Indonesian Political, Business & Finance News

Target dates for reforms

| Source: REUTERS

Target dates for reforms

JAKARTA (Reuters): Individual target dates for implementation
of key points in a reform package announced yesterday.

By April 22, 1998:

* set minimum capital requirements for banks of Rp 250 billion
by end-1998, after loan loss provisions.

* make loan loss provisions fully tax deductible, after tax
verification.

* transfer claims resulting from past liquidity support from
Bank Indonesia (the central bank) to the Indonesian Bank
Restructuring Agency (IBRA).

* take first steps on reducing export taxes on logs, sawn
timber, rattan and minerals to a maximum of 30 percent by April
15, 1998; 20 percent by end-December 1998 and 15 percent by end-
December 1999; and 10 percent by end-December 2000.

* phase in resource rent taxes on logs, sawn timber and
minerals.

* remove ban on palm oil exports and replace by export tax of
40 percent. The level of the export tax will be reviewed
regularly for possible reduction, based on market prices and the
exchange rate, and reduced to 10 percent by end-December 1999.

* lift restrictions on foreign investment in wholesale trade.

* establish monitoring system for structural reforms.

* make credible progress toward an agreement on corporate debt
restructuring.

* enact government regulation in lieu of law to amend the
bankruptcy law and establish a special commercial court.

By April 24, 1998:

* publish key monetary data on a weekly basis.

* announce seven enterprises to be privatized in 1998/99.

By June 30, 1998:

* introduce single tax payer registration number.

* increase non-oil tax revenue by raising annual audit
coverage, developing improved VAT audit programs and increasing
recovery of tax arrears.

* upgrade the reporting and monitoring procedures for foreign
exchange exposures of banks.

* appoint high level foreign advisors to Bank Indonesia to
assist in the conduct of monetary policy.

* submit to Parliament a draft law to eliminate restrictions
on foreign investments in listed banks and amend bank secrecy
with regards to non-performing loans.

* establish new asset resolution entity for bad debts within
IBRA.

* establish an independent review committee to enhance
transparency and credibility of IBRA operations.

* merge two state-owned banks and conduct portfolio reviews
of the two banks.

* draft legislation enabling state bank privatization.

* introduce legislation to amend the banking law in order to
remove the limit on private ownership of banks.

* issue a revised and shortened negative list of activities
closed to foreign investors.

* eliminate BPPC (Clove Marketing Board).

* conduct a public expenditure and investment review in
collaboration with World Bank.

* establish procedures for government procurement and
contracting for private sector involvement in the provision of
infrastructure.

* identify an additional five enterprises to be listed in
1998/99.

* review and raise stumpage fees.

* auction forest concessions and lengthen concession periods.

* allow transferability of forestry concessions and delink
their ownership from processing for new concessions.

By August 30, 1998:

* conduct portfolio, systems and financial reviews of all IBRA
banks as well as major non-IBRA banks by internationally
recognized audit firms.

By September 1998:

* conduct thorough review of central bank and banking laws in
preparation for revising legal framework for banking operations.

* remove the 49 percent limit on foreign investment in listed
companies.

* abolish quotas limiting the sale of livestock.

* establish clear framework for management and privatization
of government assets, including criteria for determining whether
enterprises are privatized, restructured or closed.
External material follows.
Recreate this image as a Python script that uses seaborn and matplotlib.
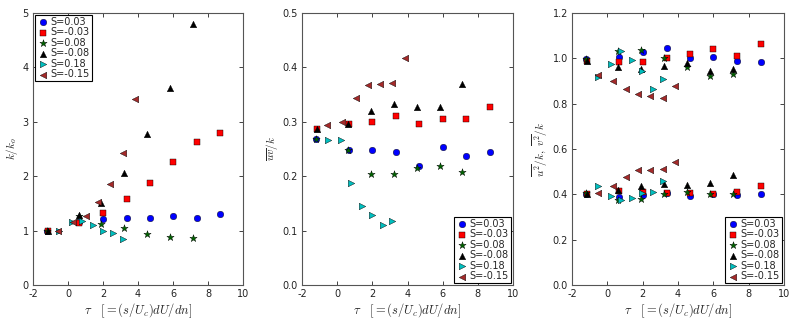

Also
establish transparent sales process.

* prepare action plans for all 164 public enterprises.

* establish clear profit and performance targets for remaining
government enterprises.

* develop a plan for closing non-viable public enterprises.

* prepare regulations establishing procedures for mergers,
acquisitions and exit which facilitate corporate restructuring
while safeguarding against anti-competitive behavior.

By October 1, 1998:

* eliminate subsidies on sugar, wheat flour, corn, soybean
meal and fishmeal.

* prepare plan for restructuring IBRA banks through mergers,
transfers of assets and liabilities or recapitalization prior to
privatization.

By December 31, 1998:

* submit to Parliament a draft law to institutionalize Bank
Indonesia's autonomy.

* audit non-viable public enterprises.

* draft and establish implementation rules for the new
environment law.

* implement performance bonds and reduce land conversion
targets to environmentally sustainable levels.

* submit to Parliament draft law on competition policy.

By March 31, 1999:

* divest seven enterprises which are to be privatized in
1998/99.

By December 31, 1999:

* accelerate programs for converting to cleaner fuels.